Informant: “The hand thing, I think it was something that – I did children’s theater and it was just sort of something that was in the culture of that theater. I don’t even know if they do it anymore. When I was there, I think it was the second show I ever did was Mary Poppins and everybody who starts on stage for the ensemble are frozen in their spots so we’d be standing there behind the curtain and all of the older kids would come around and show us how to do it. From there, that was something that I did most every show I was in, and teaching the younger kids how to do it.”
Interviewer: “So was it mostly younger kids and teens or were the adults doing it, too?”

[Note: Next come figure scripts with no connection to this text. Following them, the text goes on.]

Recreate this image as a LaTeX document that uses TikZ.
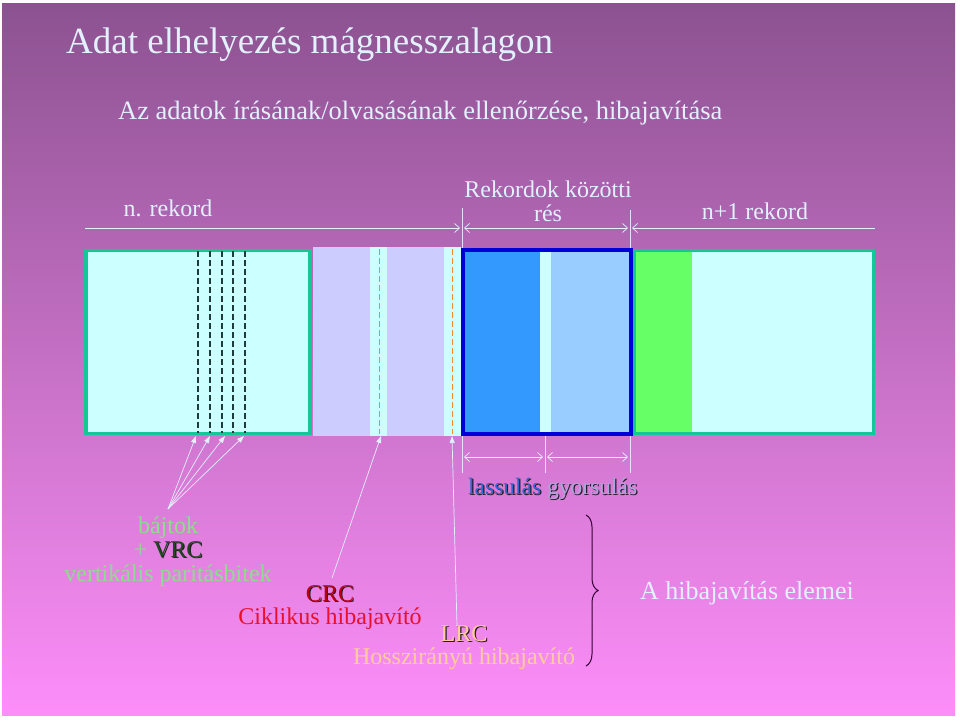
\documentclass[tikz,border=0pt]{standalone}
\usepackage{fontspec}
\setmainfont{Liberation Serif}
\usetikzlibrary{arrows.meta,positioning,decorations.pathreplacing}
\definecolor{bgtop}{HTML}{8C5290}
\definecolor{bgbot}{HTML}{FD8EF9}
\definecolor{pale}{HTML}{E2F0FF}
\definecolor{tapecyan}{HTML}{CCFFFF}
\definecolor{lavender}{HTML}{CCCCFF}
\definecolor{teal}{HTML}{14C896}
\definecolor{deepblue}{HTML}{0000D8}
\definecolor{midblue}{HTML}{3399FF}
\definecolor{skyblue}{HTML}{99CCFF}
\definecolor{brightgreen}{HTML}{66FF66}
\definecolor{bytegreen}{HTML}{8FDC8F}
\definecolor{vrcgreen}{HTML}{1E4A1E}
\definecolor{crcred}{HTML}{B80012}
\definecolor{redtext}{HTML}{E8102A}
\definecolor{peach}{HTML}{FFCC9E}
\definecolor{slowblue}{HTML}{3366CC}
\definecolor{fastgray}{HTML}{A8A8D8}
\definecolor{shadowcol}{HTML}{2A1A2A}
\definecolor{bracecol}{HTML}{330033}
\definecolor{orangedash}{HTML}{F08A30}
\definecolor{darkdash}{HTML}{1E3A3A}
% text with a small drop shadow
\newcommand{\shtext}[2]{\makebox[0pt][l]{\hspace{1.2pt}\raisebox{-1.2pt}{\textcolor{shadowcol}{#2}}}\textcolor{#1}{#2}}
\tikzset{
  txt/.style={inner sep=0pt, anchor=base, text=pale, font=\fontsize{24}{24}\selectfont, align=center},
  dimline/.style={draw=pale, line width=0.7pt},
  tickline/.style={draw=pale!85!bgbot, line width=0.6pt},
  pointer/.style={-{Triangle[length=7pt,width=5pt]}, draw=pale, line width=0.7pt},
  recbox/.style={draw=teal, line width=3.5pt},
  gapbox/.style={draw=deepblue, line width=4pt},
  bytemark/.style={draw=darkdash, dash pattern=on 6pt off 3pt, line width=1.4pt},
  crcmark/.style={draw=orangedash, dash pattern=on 6pt off 3pt, line width=1pt}
}
\begin{document}
\begin{tikzpicture}[x=1pt,y=-1pt]
  \useasboundingbox (0,0) rectangle (960,720);
  \fill[white] (0,0) rectangle (960,720);
  \shade[top color=bgtop, bottom color=bgbot] (2,3) rectangle (955,715);

  % headings
  \node[txt, anchor=base west, font=\fontsize{37}{37}\selectfont] (title) at (66,53) {Adat elhelyezés mágnesszalagon};
  \node[txt, anchor=base west, font=\fontsize{26.5}{26.5}\selectfont] (subtitle) at (118,119) {Az adatok írásának/olvasásának ellenőrzése, hibajavítása};

  % record labels and dimension lines
  \node[txt] (recn) at (168,216) {n. rekord};
  \node[txt] (gaplbl) at (548,221) {Rekordok közötti\\rés};
  \node[txt] (recn1) at (755,219) {n+1 rekord};
  \coordinate (d0) at (85,228);
  \coordinate (d1) at (460,228);
  \coordinate (d2) at (464,228);
  \coordinate (d3) at (628,228);
  \coordinate (d4) at (632,228);
  \coordinate (d5) at (875,228);
  \draw[dimline, -{Straight Barb[length=5pt,width=9pt]}] (d0) -- (d1);
  \draw[dimline, {Straight Barb[length=5pt,width=9pt]}-{Straight Barb[length=5pt,width=9pt]}] (d2) -- (d3);
  \draw[dimline, {Straight Barb[length=5pt,width=9pt]}-] (d4) -- (d5);
  \draw[tickline] (462,208) -- (462,248);
  \draw[tickline] (630,210) -- (630,248);

  % the tape
  \fill[tapecyan] (86,250.5) rectangle (310,433.5);
  \draw[recbox] (86,250.5) rectangle (310,433.5);
  \foreach \bx in {198,210,222,233,245}
    \draw[bytemark] (\bx,251) -- (\bx,433);
  \fill[tapecyan] (312.5,247) rectangle (461,435.5);
  \fill[lavender] (312.5,247) rectangle (370,435.5);
  \fill[lavender] (387,247) rectangle (444,435.5);
  \draw[crcmark] (379,249) -- (379,434);
  \draw[crcmark] (452.5,249) -- (452.5,434);
  \fill[midblue] (463,250) rectangle (540,434);
  \fill[tapecyan] (540,250) rectangle (551,434);
  \fill[skyblue] (551,250) rectangle (631,434);
  \draw[gapbox] (463,250) rectangle (631,433.8);
  \fill[tapecyan] (634.5,250.5) rectangle (873.3,433.5);
  \fill[brightgreen] (634.5,250.5) rectangle (692,433.5);
  \draw[recbox] (634.5,250.5) rectangle (873.3,433.5);

  % slowing down / speeding up
  \draw[tickline] (462,436) -- (462,473);
  \draw[tickline] (545,436) -- (545,473);
  \draw[tickline] (630,436) -- (630,473);
  \coordinate (s0) at (464,457);
  \coordinate (s1) at (543,457);
  \coordinate (s2) at (547,457);
  \coordinate (s3) at (628,457);
  \draw[dimline, {Straight Barb[length=5pt,width=9pt]}-{Straight Barb[length=5pt,width=9pt]}] (s0) -- (s1);
  \draw[dimline, {Straight Barb[length=5pt,width=9pt]}-{Straight Barb[length=5pt,width=9pt]}] (s2) -- (s3);
  \node[txt, anchor=base west, font=\fontsize{23.5}{24}\selectfont] (speed) at (468,494) {\shtext{slowblue}{lassulás} \shtext{fastgray}{gyorsulás}};

  % error check labels
  \node[txt, text=bytegreen] (bytes) at (168,581) {bájtok\\+ \shtext{vrcgreen}{VRC}\\vertikális paritásbitek};
  \node[txt, text=redtext, font=\fontsize{24}{23}\selectfont] (crc) at (330,624) {\shtext{crcred}{CRC}\\Ciklikus hibajavító};
  \node[txt, text=peach, font=\fontsize{24}{22.5}\selectfont] (lrc) at (464,664) {\shtext{peach}{LRC}\\Hosszirányú hibajavító};
  \node[txt, anchor=base west, font=\fontsize{26}{26}\selectfont] (elements) at (640,599) {A hibajavítás elemei};

  \coordinate (bytesrc) at (168,509);
  \foreach \i/\bx in {1/196,2/210,3/225,4/244}
    \coordinate (byte\i) at (\bx,436);
  \foreach \i in {1,...,4}
    \draw[pointer] (bytesrc) -- (byte\i);
  \coordinate (crcsrc) at (332,578);
  \coordinate (crcend) at (381,436);
  \draw[pointer] (crcsrc) -- (crcend);
  \coordinate (lrcsrc) at (457,626);
  \coordinate (lrcend) at (452,436);
  \draw[pointer] (lrcsrc) -- (lrcend);

  \coordinate (brtop) at (586,515);
  \coordinate (brbot) at (586,666);
  \draw[bracecol, line width=1pt, decorate, decoration={brace, amplitude=12pt}] (brtop) -- (brbot);
\end{tikzpicture}
\end{document}
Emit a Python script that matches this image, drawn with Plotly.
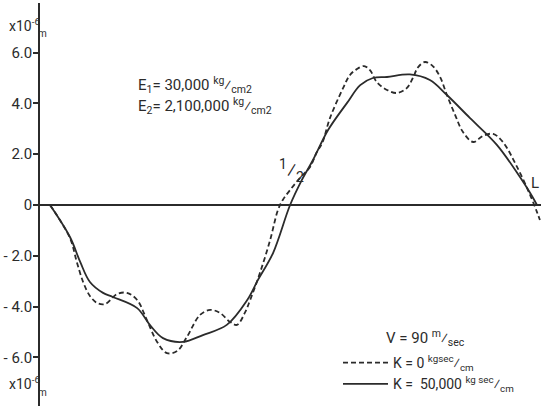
import plotly.graph_objects as go

# position along span (fraction of L) and deflection (x10^-6 m)
x_k0 = [0.0, 0.041, 0.055, 0.068, 0.082, 0.097, 0.113, 0.138, 0.158, 0.179, 0.199, 0.220,
        0.240, 0.261, 0.281, 0.308, 0.329, 0.349, 0.370, 0.384, 0.400, 0.411, 0.431, 0.452,
        0.468, 0.478, 0.493, 0.513, 0.534, 0.548, 0.559, 0.575, 0.602, 0.616, 0.630, 0.645,
        0.657, 0.671, 0.692, 0.713, 0.733, 0.745, 0.756, 0.770, 0.786, 0.801, 0.815, 0.832,
        0.848, 0.869, 0.889, 0.910, 0.930, 0.959, 0.986, 1.0, 1.006]
y_k0 = [0.0, -1.30, -2.24, -3.03, -3.58, -3.86, -3.90, -3.50, -3.46, -3.74, -4.53, -5.39,
        -5.83, -5.75, -5.20, -4.33, -4.13, -4.25, -4.61, -4.72, -4.25, -3.74, -2.68, -1.38,
        -0.20, 0.20, 0.59, 1.06, 1.50, 2.09, 2.44, 3.43, 4.61, 5.12, 5.35, 5.47,
        5.31, 4.84, 4.53, 4.41, 4.61, 5.00, 5.43, 5.63, 5.47, 5.04, 4.33, 3.54,
        2.87, 2.48, 2.72, 2.80, 2.48, 1.50, 0.39, -0.28, -0.59]

x_k50000 = [0.0, 0.041, 0.062, 0.082, 0.109, 0.129, 0.179, 0.205, 0.232, 0.273, 0.314, 0.363,
            0.405, 0.427, 0.458, 0.493, 0.517, 0.540, 0.571, 0.610, 0.637, 0.663, 0.692,
            0.739, 0.780, 0.815, 0.862, 0.918, 0.965, 0.986, 1.0]
y_k50000 = [0.0, -1.26, -2.24, -3.03, -3.46, -3.62, -4.06, -4.72, -5.24, -5.39, -5.12, -4.72,
            -3.74, -2.95, -1.89, 0.0, 0.98, 1.77, 2.95, 4.02, 4.72, 5.00, 5.04,
            5.14, 4.92, 4.33, 3.43, 2.36, 1.10, 0.47, 0.0]

y_ticks = [-6, -4, -2, 0, 2, 4, 6]
y_ticktext = ["- 6.0", "- 4.0", "- 2.0", "0", "2.0", "4.0", "6.0"]

W, H = 541, 406
ML, MR, MT, MB = 40, 0, 3, 0
FONT = "Roboto"
INK = "#2b2b2b"


def px(xp):
    return (xp - ML) / (W - ML - MR)


def py(yp):
    return (H - MB - yp) / (H - MT - MB)


fig = go.Figure()
fig.add_trace(go.Scatter(
    x=x_k0, y=y_k0, mode="lines",
    line=dict(color=INK, width=1.8, dash="5px,3px", shape="spline", smoothing=1.0),
    name="K = 0 <sup>kgsec</sup>⁄<sub>cm</sub>"))
fig.add_trace(go.Scatter(
    x=x_k50000, y=y_k50000, mode="lines",
    line=dict(color=INK, width=1.8, shape="spline", smoothing=1.0),
    name="K =  50,000 <sup>kg sec</sup>⁄<sub>cm</sub>"))

fig.update_xaxes(range=[-10 / 487, 491 / 487], visible=False, showgrid=False, zeroline=False)
fig.update_yaxes(range=[-201 / 25.4, 202 / 25.4], showgrid=False,
                 showline=True, linecolor=INK, linewidth=1.5,
                 zeroline=True, zerolinecolor=INK, zerolinewidth=1.5,
                 ticks="outside", ticklen=5, tickwidth=1.5, tickcolor=INK,
                 ticklabelstandoff=-2,
                 tickvals=y_ticks, ticktext=y_ticktext,
                 tickfont=dict(family=FONT, size=15, color=INK))

ann = []
def text(t, x, y, size=15, xanchor="left"):
    ann.append(dict(text=t, x=px(x), y=py(y), xref="paper", yref="paper",
                    xanchor=xanchor, yanchor="middle", showarrow=False,
                    font=dict(family=FONT, size=size, color=INK)))

text("x10<sup>-6</sup>", 7, 25, 14)
text("m", 36, 34, 10)
text("x10<sup>-6</sup>", 7, 383, 14)
text("m", 36, 392, 10)
text("E<sub>1</sub>= 30,000 <sup>kg</sup>⁄<sub>cm2</sub>", 136, 85, 15)
text("E<sub>2</sub>= 2,100,000 <sup>kg</sup>⁄<sub>cm2</sub>", 136, 106, 15)
text("<sup>1</sup>⁄<sub>2</sub>", 277, 170, 20)
text("L", 529, 183, 15)
text("V = 90 <sup>m</sup>⁄<sub>sec</sub>", 384, 338, 15)

fig.update_layout(
    width=W, height=H,
    margin=dict(l=ML, r=MR, t=MT, b=MB, pad=0),
    paper_bgcolor="white", plot_bgcolor="white",
    annotations=ann,
    showlegend=True,
    legend=dict(x=px(338), y=py(347), xanchor="left", yanchor="top",
                bgcolor="rgba(0,0,0,0)", itemwidth=45, tracegroupgap=0,
                font=dict(family=FONT, size=14, color=INK)),
)

fig.write_html("out.html", config={"displayModeBar": False},
               post_script="document.body.style.margin='0';")
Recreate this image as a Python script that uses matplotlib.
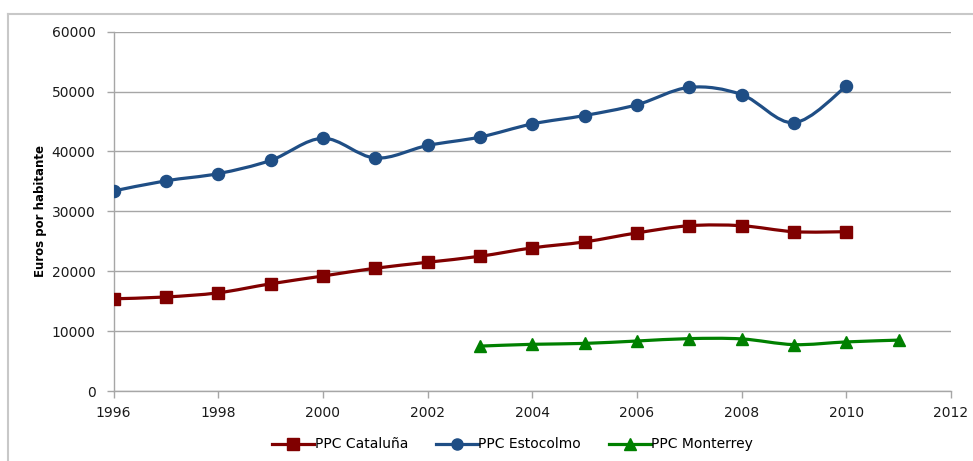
import numpy as np
import matplotlib
matplotlib.use("Agg")
import matplotlib.pyplot as plt
from matplotlib.path import Path
from matplotlib.patches import PathPatch
from matplotlib.lines import Line2D

# GDP per capita (PPP), euros per inhabitant
years_cat = [1996, 1997, 1998, 1999, 2000, 2001, 2002, 2003, 2004, 2005,
             2006, 2007, 2008, 2009, 2010]
ppc_cataluna = [15400, 15700, 16400, 17900, 19200, 20500, 21500, 22500, 23900,
                24900, 26400, 27600, 27600, 26600, 26600]

years_est = [1996, 1997, 1998, 1999, 2000, 2001, 2002, 2003, 2004, 2005,
             2006, 2007, 2008, 2009, 2010]
ppc_estocolmo = [33400, 35100, 36300, 38500, 42200, 38900, 41000, 42400, 44600,
                 46000, 47800, 50700, 49500, 44800, 50900]

years_mty = [2003, 2004, 2005, 2006, 2007, 2008, 2009, 2010, 2011]
ppc_monterrey = [7500, 7800, 7950, 8350, 8750, 8700, 7750, 8200, 8500]

labels = ["PPC Cataluña", "PPC Estocolmo", "PPC Monterrey"]
colors = ["#800000", "#1F4E85", "#008000"]
markers = ["s", "o", "^"]

x_ticks = list(range(1996, 2013, 2))
y_ticks = list(range(0, 60001, 10000))


def smooth_path(xs, ys):
    """Catmull-Rom curve through the points, expressed as cubic Beziers."""
    pts = np.column_stack([xs, ys]).astype(float)
    n = len(pts)
    verts = [pts[0]]
    codes = [Path.MOVETO]
    for i in range(n - 1):
        p0 = pts[i - 1] if i > 0 else pts[i]
        p1 = pts[i]
        p2 = pts[i + 1]
        p3 = pts[i + 2] if i + 2 < n else pts[i + 1]
        c1 = p1 + (p2 - p0) / 6.0
        c2 = p2 - (p3 - p1) / 6.0
        verts += [c1, c2, p2]
        codes += [Path.CURVE4] * 3
    return Path(verts, codes)


fig = plt.figure(figsize=(9.73, 4.61), dpi=100)
ax = fig.add_axes([0.1167, 0.1518, 0.8607, 0.7795])

grid_c = "#A6A6A6"
series = [(years_cat, ppc_cataluna), (years_est, ppc_estocolmo),
          (years_mty, ppc_monterrey)]
for (xs, ys), lab, col, mk in zip(series, labels, colors, markers):
    ax.add_patch(PathPatch(smooth_path(xs, ys), facecolor="none",
                           edgecolor=col, lw=2.3, zorder=3,
                           capstyle="round", joinstyle="round"))
    ax.plot(xs, ys, linestyle="none", marker=mk, color=col,
            markersize=8.7 if mk != "^" else 9.3, zorder=4)

ax.set_xlim(1996, 2012)
ax.set_ylim(0, 60000)
ax.set_xticks(x_ticks)
ax.set_yticks(y_ticks)
ax.yaxis.grid(True, color=grid_c, lw=1.0)
ax.set_axisbelow(True)
for s in ["top", "right"]:
    ax.spines[s].set_visible(False)
for s in ["left", "bottom"]:
    ax.spines[s].set_color(grid_c)
    ax.spines[s].set_linewidth(1.0)
ax.tick_params(axis="both", direction="out", length=5, width=1.0,
               color=grid_c, labelsize=10, labelcolor="#1A1A1A")
ax.tick_params(axis="x", pad=6)
ax.tick_params(axis="y", pad=8)

ax.set_ylabel("Euros por habitante", fontsize=8.5, fontweight="bold",
              color="#000000")
ax.yaxis.set_label_coords(-0.08, 0.5)

handles = [Line2D([], [], color=c, lw=2.3, marker=m, markersize=8)
           for c, m in zip(colors, markers)]
fig.legend(handles, labels, loc="center", bbox_to_anchor=(0.527, 0.036),
           ncol=3, frameon=False, fontsize=10, handlelength=3.0,
           handletextpad=0.05, columnspacing=2.0)

# chart-area border
border_c = "#C8C8C8"
fig.add_artist(Line2D([8 / 973, 1.0], [1 - 14 / 461, 1 - 14 / 461],
                      transform=fig.transFigure, color=border_c, lw=1.5))
fig.add_artist(Line2D([8 / 973, 8 / 973], [0, 1 - 14 / 461],
                      transform=fig.transFigure, color=border_c, lw=1.5))

fig.savefig("out.png", dpi=100)
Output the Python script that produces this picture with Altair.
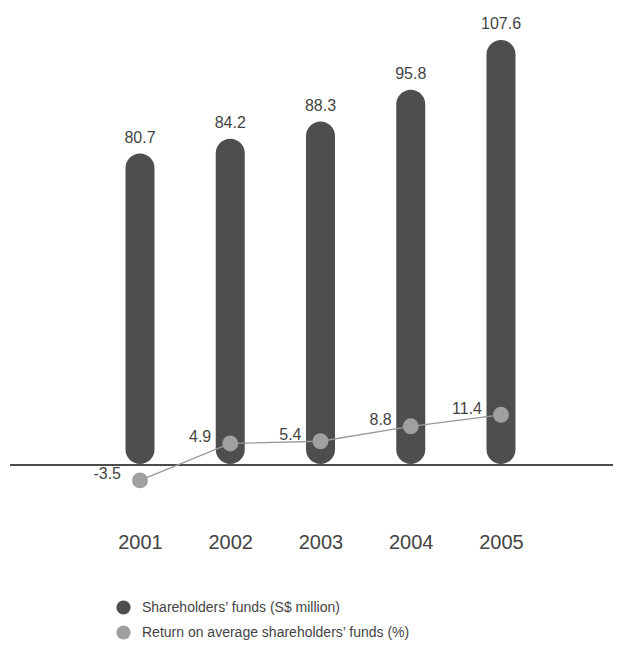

Informant: “It was a children’s theater so the oldest kids were seniors in high school. The group that I was part of was late middle school and high schoolers so we wouldn’t really interact with the younger younger kids, but it was definitely the seniors in high school teaching the youngest.”
Context:
The informant was part of a community theater growing up. They learned rituals specific to their theater from the older students. When the informant went on to join college theater, they learned that other people had never heard about that particular good luck ritual.
Analysis:
Theatre has many superstitions, likely because it has been around for over 2500 years. The superstitions are shared amongst theater members who participate in plays and musicals. Traditionally, these rituals are passed on by the adults or older teens to the young children. Many of them are widely known across theater’s everywhere, such as “Break a leg” for good luck. Naturally, certain theater members will create their own superstitions or rituals that get passed on and stay within that theater, and are foreign to people outside it. The goal is that it gets taught to the younger kids by the older kids to keep the tradition alive. It can be considered a functionalist approach because it’s meant to bring good luck for the performers to do well on stage.